Пока собирались зрители, шаман еще возился со своим нарядом: что–то поправлял в нем, переговариваясь с «коллегами». Вскоре он начал танец с резкими движениями, вращениями: танец–призыв, средство приманить демона и подготовить себя для его «восприятия». В руках у шамана был небольшой черный сосуд для воды — калагедия — предмет также специфически женский (за водой у сингалов ходят женщины, и существует особый женский, даже скорее девичий танец с такими кувшинами — калагеди–селлам). Эта часть действа была недолгой. Затем шаман скрылся за зеленой конструкцией. Громче зазвучал барабан, горячее полились призывы–заклинания, приглашающие демона.

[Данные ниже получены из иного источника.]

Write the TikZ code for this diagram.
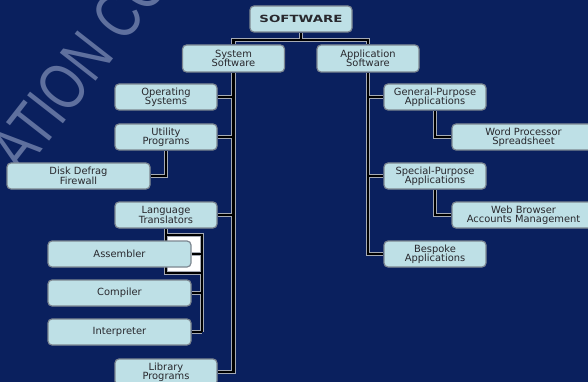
\documentclass[tikz,border=0pt]{standalone}
\usepackage{fontspec}
\usepackage{graphicx}
\setmainfont{DejaVu Sans}
\newfontfamily\markfont{Liberation Sans}
\definecolor{navy}{RGB}{10,32,94}
\definecolor{boxfill}{RGB}{190,224,230}
\definecolor{boxline}{RGB}{125,135,145}
\definecolor{boxtext}{RGB}{40,40,45}
\definecolor{markblue}{RGB}{95,112,158}
\definecolor{wireedge}{RGB}{165,170,180}
\pgfdeclarelayer{bg}
\pgfdeclarelayer{wires}
\pgfsetlayers{bg,wires,main}
\begin{document}
\lineskiplimit=-20pt\relax
\begin{tikzpicture}[x=1pt,y=-1pt,
  box/.style={draw=boxline, line width=1.2pt, fill=boxfill, rounded corners=4pt,
    text=boxtext, align=center, inner sep=0pt, minimum height=26pt,
    font=\fontsize{9.9}{9.4}\selectfont},
  midbox/.style={box, minimum width=102pt},
  widebox/.style={box, minimum width=143pt},
  wire/.style={draw=wireedge, double=black, double distance=2.8pt, line width=0.7pt},
]
\useasboundingbox (0,0) rectangle (588,382);

% root and first level
\node[midbox] (sw) at (301,19) {\scalebox{1.35}[1]{\bfseries SOFTWARE}};
\node[midbox, minimum height=27pt] (ss) at (233.5,58.5) {System\\Software};
\node[midbox, minimum height=27pt] (as) at (368,58.5) {Application\\Software};

% system software branch
\node[midbox] (os)  at (166,97)  {Operating\\Systems};
\node[midbox] (up)  at (166,137) {Utility\\Programs};
\node[widebox] (dd) at (78.5,176) {Disk Defrag\\Firewall};
\node[midbox] (lt)  at (166,215) {Language\\Translators};
\node[widebox] (asm) at (119.5,254) {Assembler};
\node[widebox] (cmp) at (119.5,293) {Compiler};
\node[widebox] (int) at (119.5,332) {Interpreter};
\node[midbox] (lib) at (166,372) {Library\\Programs};

% application software branch
\node[midbox] (gp)  at (435,97)  {General-Purpose\\Applications};
\node[widebox] (wp) at (523.5,137) {Word Processor\\Spreadsheet};
\node[midbox] (sp)  at (435,176) {Special-Purpose\\Applications};
\node[widebox] (wb) at (523.5,215) {Web Browser\\Accounts Management};
\node[midbox] (bs)  at (435,254) {Bespoke\\Applications};

\begin{pgfonlayer}{bg}
  \fill[navy] (0,0) rectangle (588,382);
  \begin{scope}
    \clip (0,0) rectangle (588,382);
    % diagonal watermark lettering
    \node[rotate=52, xscale=0.77, anchor=base west, inner sep=0pt, text=markblue,
      font=\markfont\fontsize{66}{66}\selectfont] (mark) at (22.5,175.5) {ATION CON};
  \end{scope}
\end{pgfonlayer}

\begin{pgfonlayer}{wires}
  \coordinate (split) at (301,40);
  \draw[wire] (sw.south) -- (split) (ss.north) |- (split) -| (as.north);

  % system trunk
  \draw[wire] (ss.south) |- (lib.east)
    (os.east) -- (os.east -| ss.south)
    (up.east) -- (up.east -| ss.south)
    (lt.east) -- (lt.east -| ss.south);
  \draw[wire] (up.south) |- (dd.east);

  % language translators bracket
  \coordinate (railtop) at (202,235);
  \coordinate (railbot) at (202,273);
  \fill[white] (lt.south |- railtop) rectangle (railbot);
  \draw[wire] (lt.south) |- (railbot)
    (lt.south |- railtop) -- (railtop) -- (railtop |- int.east)
    (asm.east) -- (asm.east -| railtop)
    (cmp.east) -- (cmp.east -| railtop)
    (int.east) -- (int.east -| railtop);

  % application trunk
  \draw[wire] (as.south) |- (bs.west)
    (gp.west) -- (gp.west -| as.south)
    (sp.west) -- (sp.west -| as.south);
  \draw[wire] (gp.south) |- (wp.west);
  \draw[wire] (sp.south) |- (wb.west);
\end{pgfonlayer}
\end{tikzpicture}
\end{document}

Наконец призываемое существо появилось. Это был тот же самый шаман в той же одежде, только теперь он явился в деревянной маске: зеленое лицо, красные вывороченные губы, оскаленные зубы, крючковатый нос, вытаращенные глаза, надо лбом возвышаются змеиные головы, сквозь огромные цветочные розетки–уши продеты и свисают полоски пальмового листа. Вел себя этот герой очень «по–женски»: робел, стеснялся, застенчиво выглядывал из–за загородки. С ним (а точнее с ней, иначе было и не сказать) разговаривал барабанщик и постепенно выманил «ее» из–за укрытия. Сначала «она» танцевала (так же, как делал это шаман еще без маски), потом попыталась влезть сзади на конструкцию. Это у «нее» не сразу получилось, и барабанщик «ее» наставлял и помогал «ей». Когда «она» наконец уселась на верхней перекладине (сначала очень неловко, едва не сломав ее), спустила ноги и взялась руками за вертикальные стойки, стало понятно, что «она» сидит на «качелях». Качели же (тоже чисто женский символ) связаны у сингалов с новогодними женскими играми, в которых явно прослеживается эротический смысл, символика культа плодородия.